A: I think the markets today are focused not just on the tapering discussion where the main thing will come out on Wednesday regarding the minutes, but I think they are also focused on the Eurogroup meeting on Monday. There are fears here over delay in the Greek loan tranche where we have seen conflict reports as to what is likely to happen here. Any sort of delay here will mean further escalation and further fears on the progress of this bailout. The markets are focusing on this, the tapering discussions and the minutes coming out on Wednesday by Fed. Q: What is your sense for the rest of this week? Assuming Greece is able to get some deal with its three major creditors do you think the market will behave as if it has taken the tapering discussion now for the moment or do you think after this the market will start worrying about tapering?
A: A lot of speakers are trying to lay the markets’ fears and that is also what the European Central Bank (ECB) did last week by trying to clarify exactly where the policy remain accommodative and try and provide some guidance on the way it will be in the future. They are trying to takeaway the risks coming through the Fed and coming through the tapering debate and we have seen that in the market prices also. That is which is why the selloff to a certain extent start to abate when you saw greater and greater Fed speakers telling you that, yes we are tapering but that does not mean that we are going to immediately hike afterwards, they are trying to make this distinction and the markets are interpreting this in that way which is why the selloff has not exacerbated as much as it was three weeks ago.
Q: The biggest barometer offlate of the risk aversion across markets is the US 10-year bond yield and the way it has surged above that 2.7 level. Do you anticipate higher levels on the US 10-year bond yield? We do have a treasury sale on Tuesday that is tomorrow and there is a risk of a further spike in yields.
A: Before the Fed minutes, one is likely to see a grind higher in yields which is mainly driven by the positive payroll numbers seen on Friday. So, the initial assessment is going to be higher on that basis, but we need to see further clarification in what happens on Wednesday, because I think what we saw after the last Fed meeting is that the market reacts very hawkishly to what was the Fed press conference and what Bernanke said. However, post that we saw a lot of Fed speakers and they were actually trying to make a greater distinction between just tapering and their eventual tightening of policy. If the minutes are really fleshed out then it appears that the tapering is no big deal, it is not as big a tightening that the market is concerned about than what one may see after the late Wednesday session and afterwards on Thursday. Q: What would you give by way of euro-dollar value? It does not dip below 1.28? Where are the supports coming and what could be the range near-term?
A: It is driven by the dollar side a lot, but the market also seemed to be weakening.
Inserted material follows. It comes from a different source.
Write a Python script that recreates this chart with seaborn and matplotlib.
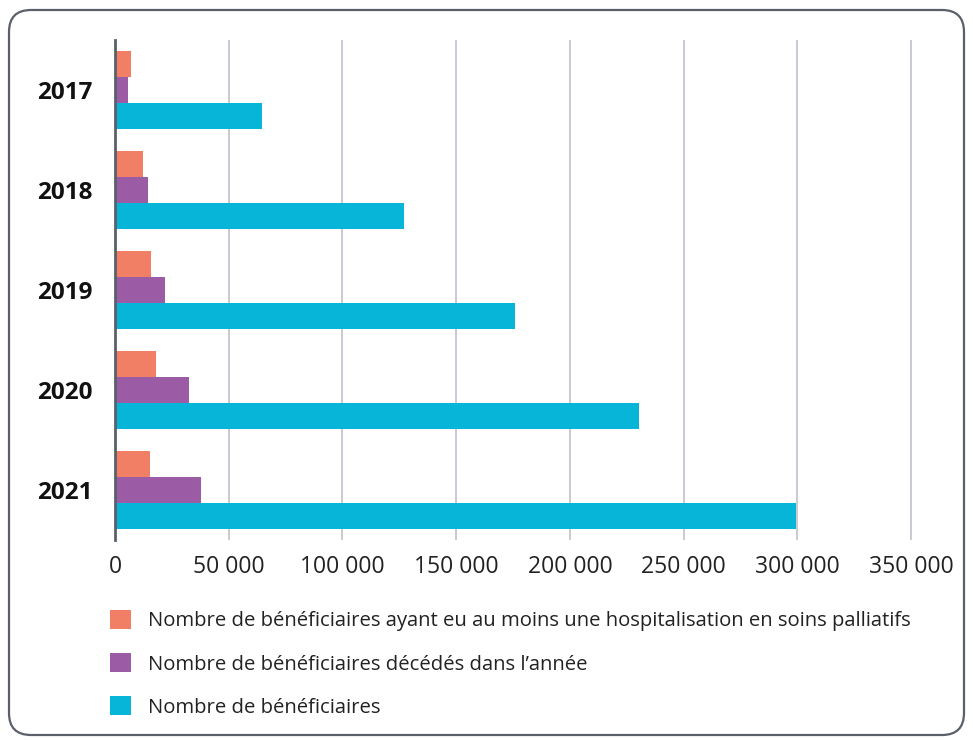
import matplotlib
matplotlib.use("Agg")
import matplotlib.pyplot as plt
import matplotlib.transforms as mtransforms
from matplotlib.patches import FancyBboxPatch, Patch
import pandas as pd
import seaborn as sns

# ---------------- Data ----------------
years = ["2017", "2018", "2019", "2020", "2021"]
series_names = [
    "Nombre de bénéficiaires ayant eu au moins une hospitalisation en soins palliatifs",
    "Nombre de bénéficiaires décédés dans l’année",
    "Nombre de bénéficiaires",
]
hospitalises = [7000, 12300, 15900, 18000, 15400]
decedes = [5700, 14300, 22000, 32600, 37800]
beneficiaires = [64600, 127100, 175900, 230300, 299500]
colors = ["#F07F65", "#9B5BA5", "#07B5D9"]
xticks = [0, 50000, 100000, 150000, 200000, 250000, 300000, 350000]

rows = []
for name, vals in zip(series_names, [hospitalises, decedes, beneficiaires]):
    for y, v in zip(years, vals):
        rows.append({"annee": y, "serie": name, "valeur": v})
df = pd.DataFrame(rows)

# ---------------- Plot ----------------
sns.set_style("white")
plt.rcParams["font.family"] = ["Open Sans", "DejaVu Sans"]

fig = plt.figure(figsize=(9.73, 7.40), dpi=100)
ax = fig.add_axes([115 / 973, 1 - 540 / 740, 812 / 973, 500 / 740])

sns.barplot(data=df, y="annee", x="valeur", hue="serie", orient="h",
            hue_order=series_names, palette=colors, saturation=1, width=0.78,
            linewidth=0, ax=ax, legend=False)

ax.set_xlim(0, 357000)
ax.set_ylim(4.5, -0.5)
ax.set_xticks(xticks)
ax.set_xticklabels([f"{t:,}".replace(",", " ") for t in xticks],
                   fontsize=16.5, color="#222222")
ax.set_yticks(range(len(years)))
ax.set_yticklabels(years, fontsize=17.5, fontweight="bold", color="#111111")
ax.set_xlabel("")
ax.set_ylabel("")
ax.tick_params(axis="x", length=0, pad=11)
ax.tick_params(axis="y", length=0, pad=16)

ax.grid(axis="x", color="#c3c6cf", linewidth=1.3)
ax.set_axisbelow(True)
for s in ["top", "right", "bottom"]:
    ax.spines[s].set_visible(False)
ax.spines["left"].set_color("#5b5f69")
ax.spines["left"].set_linewidth(2)
ax.spines["left"].set_zorder(5)

# legend below the chart
handles = [Patch(facecolor=c, edgecolor="none") for c in colors]
fig.legend(handles, series_names, loc="upper left",
           bbox_to_anchor=(110 / 973, 1 - 610 / 740), frameon=False,
           borderpad=0, borderaxespad=0,
           fontsize=14.6, handlelength=1.05, handleheight=1.05,
           labelspacing=1.08, handletextpad=0.8, labelcolor="#222222")

# rounded frame around the whole figure
frame = FancyBboxPatch((9, 5), 955, 725, boxstyle="round,pad=0,rounding_size=22",
                       transform=mtransforms.IdentityTransform(),
                       facecolor="none", edgecolor="#5b5f69", linewidth=1.6)
fig.patches.append(frame)

fig.savefig("out.png", dpi=100)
There are reports saying that the ECB was much closer to cutting and for that reason we could see it move on the euro side as well not just driven by the Fed. Q: Do you think emerging markets (EM) are in anyways exposed to the danger of funds deserting them? Tapering is a matter of time and intensity, but it will happen.
A: Yes. I think we have seen some stabilisation in EMs. However, if one looks at the average level of 10-year local currencies, they are 100-150 bps wider than they were at the beginning of the tapering discussion. This is where the impact of tapering is going to be. It is not about US tightening in this case. It is about the additional liquidity in the system. That is where one will see funds removing their money from EM investments and that will affect the yields in those currencies, so on that basis we are worried more than we would be for the developed markets (DM).